**Aim of the task**
Copy exactly, and only, the lines below from the first through the one containing "plt.rcParams['mathtext.rm'] = 'Noto", both included; pictures are omitted.

**Data section**
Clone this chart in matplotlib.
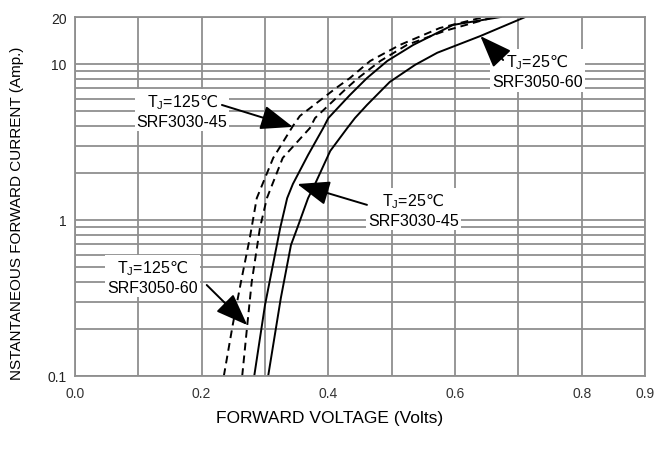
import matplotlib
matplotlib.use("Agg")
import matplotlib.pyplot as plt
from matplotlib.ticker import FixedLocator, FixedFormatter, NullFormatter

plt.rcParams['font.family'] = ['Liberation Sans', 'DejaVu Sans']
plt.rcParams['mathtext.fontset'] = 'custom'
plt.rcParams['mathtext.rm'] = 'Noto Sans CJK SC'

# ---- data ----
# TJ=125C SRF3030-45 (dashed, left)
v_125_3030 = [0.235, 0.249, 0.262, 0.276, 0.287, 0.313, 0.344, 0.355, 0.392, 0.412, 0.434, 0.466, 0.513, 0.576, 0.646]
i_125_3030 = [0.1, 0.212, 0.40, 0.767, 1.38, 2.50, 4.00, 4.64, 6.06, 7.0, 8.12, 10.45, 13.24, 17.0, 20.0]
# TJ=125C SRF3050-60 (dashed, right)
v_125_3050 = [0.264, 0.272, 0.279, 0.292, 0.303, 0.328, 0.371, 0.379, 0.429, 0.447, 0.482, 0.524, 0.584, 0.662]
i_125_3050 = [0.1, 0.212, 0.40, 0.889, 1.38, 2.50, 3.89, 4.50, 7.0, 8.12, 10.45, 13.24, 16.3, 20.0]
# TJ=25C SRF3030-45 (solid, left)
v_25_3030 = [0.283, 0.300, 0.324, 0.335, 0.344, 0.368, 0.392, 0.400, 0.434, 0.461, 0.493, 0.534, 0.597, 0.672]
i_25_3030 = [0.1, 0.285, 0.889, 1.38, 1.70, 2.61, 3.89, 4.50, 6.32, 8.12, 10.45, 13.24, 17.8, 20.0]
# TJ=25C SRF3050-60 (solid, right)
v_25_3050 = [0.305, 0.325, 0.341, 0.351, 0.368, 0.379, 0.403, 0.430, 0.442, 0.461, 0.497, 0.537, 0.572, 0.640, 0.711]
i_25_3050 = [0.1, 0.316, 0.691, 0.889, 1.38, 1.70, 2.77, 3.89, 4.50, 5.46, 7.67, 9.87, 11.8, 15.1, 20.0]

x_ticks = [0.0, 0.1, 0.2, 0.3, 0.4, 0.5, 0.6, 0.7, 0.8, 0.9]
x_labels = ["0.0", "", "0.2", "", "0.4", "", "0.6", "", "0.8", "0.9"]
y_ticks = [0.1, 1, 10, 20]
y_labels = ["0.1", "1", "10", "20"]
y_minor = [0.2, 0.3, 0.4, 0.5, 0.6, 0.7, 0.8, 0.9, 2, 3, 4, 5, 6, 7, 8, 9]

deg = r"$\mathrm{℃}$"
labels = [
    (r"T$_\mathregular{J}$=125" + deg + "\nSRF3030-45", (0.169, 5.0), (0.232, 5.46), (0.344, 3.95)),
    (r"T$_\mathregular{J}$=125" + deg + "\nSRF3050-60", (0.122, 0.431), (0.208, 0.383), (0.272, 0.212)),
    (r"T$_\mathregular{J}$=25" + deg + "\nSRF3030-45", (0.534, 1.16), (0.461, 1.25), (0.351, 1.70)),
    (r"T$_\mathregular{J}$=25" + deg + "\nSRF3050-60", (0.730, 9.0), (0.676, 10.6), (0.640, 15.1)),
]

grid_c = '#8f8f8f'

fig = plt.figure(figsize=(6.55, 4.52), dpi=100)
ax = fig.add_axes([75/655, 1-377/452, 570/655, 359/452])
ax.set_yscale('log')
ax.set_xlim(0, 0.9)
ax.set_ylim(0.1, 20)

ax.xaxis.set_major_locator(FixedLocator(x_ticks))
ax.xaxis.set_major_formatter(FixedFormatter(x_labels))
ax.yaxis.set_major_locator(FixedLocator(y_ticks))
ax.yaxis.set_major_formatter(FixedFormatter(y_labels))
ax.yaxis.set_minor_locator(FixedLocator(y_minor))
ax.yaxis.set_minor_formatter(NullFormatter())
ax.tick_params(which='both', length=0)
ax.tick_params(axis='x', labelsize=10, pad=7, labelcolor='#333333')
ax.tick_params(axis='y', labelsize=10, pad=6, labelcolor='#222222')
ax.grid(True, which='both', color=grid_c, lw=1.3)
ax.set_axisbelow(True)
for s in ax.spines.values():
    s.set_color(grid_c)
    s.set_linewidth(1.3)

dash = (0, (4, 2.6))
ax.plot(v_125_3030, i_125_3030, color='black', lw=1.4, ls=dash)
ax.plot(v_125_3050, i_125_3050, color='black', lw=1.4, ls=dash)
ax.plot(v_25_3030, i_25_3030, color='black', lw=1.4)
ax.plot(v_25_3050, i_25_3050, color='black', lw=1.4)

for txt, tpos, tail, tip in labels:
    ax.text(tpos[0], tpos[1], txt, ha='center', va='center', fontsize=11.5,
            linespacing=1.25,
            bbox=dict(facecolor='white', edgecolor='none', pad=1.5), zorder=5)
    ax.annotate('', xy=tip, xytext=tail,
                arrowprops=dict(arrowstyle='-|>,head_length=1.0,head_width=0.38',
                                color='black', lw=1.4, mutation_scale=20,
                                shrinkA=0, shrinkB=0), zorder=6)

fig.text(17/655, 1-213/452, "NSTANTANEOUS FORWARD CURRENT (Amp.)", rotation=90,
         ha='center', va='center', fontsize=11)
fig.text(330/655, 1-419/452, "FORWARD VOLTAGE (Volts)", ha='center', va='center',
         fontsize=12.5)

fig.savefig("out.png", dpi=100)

**The solution**
Clone this chart in matplotlib.
import matplotlib
matplotlib.use("Agg")
import matplotlib.pyplot as plt
from matplotlib.ticker import FixedLocator, FixedFormatter, NullFormatter

plt.rcParams['font.family'] = ['Liberation Sans', 'DejaVu Sans']
plt.rcParams['mathtext.fontset'] = 'custom'
plt.rcParams['mathtext.rm'] = 'Noto Sans CJK SC'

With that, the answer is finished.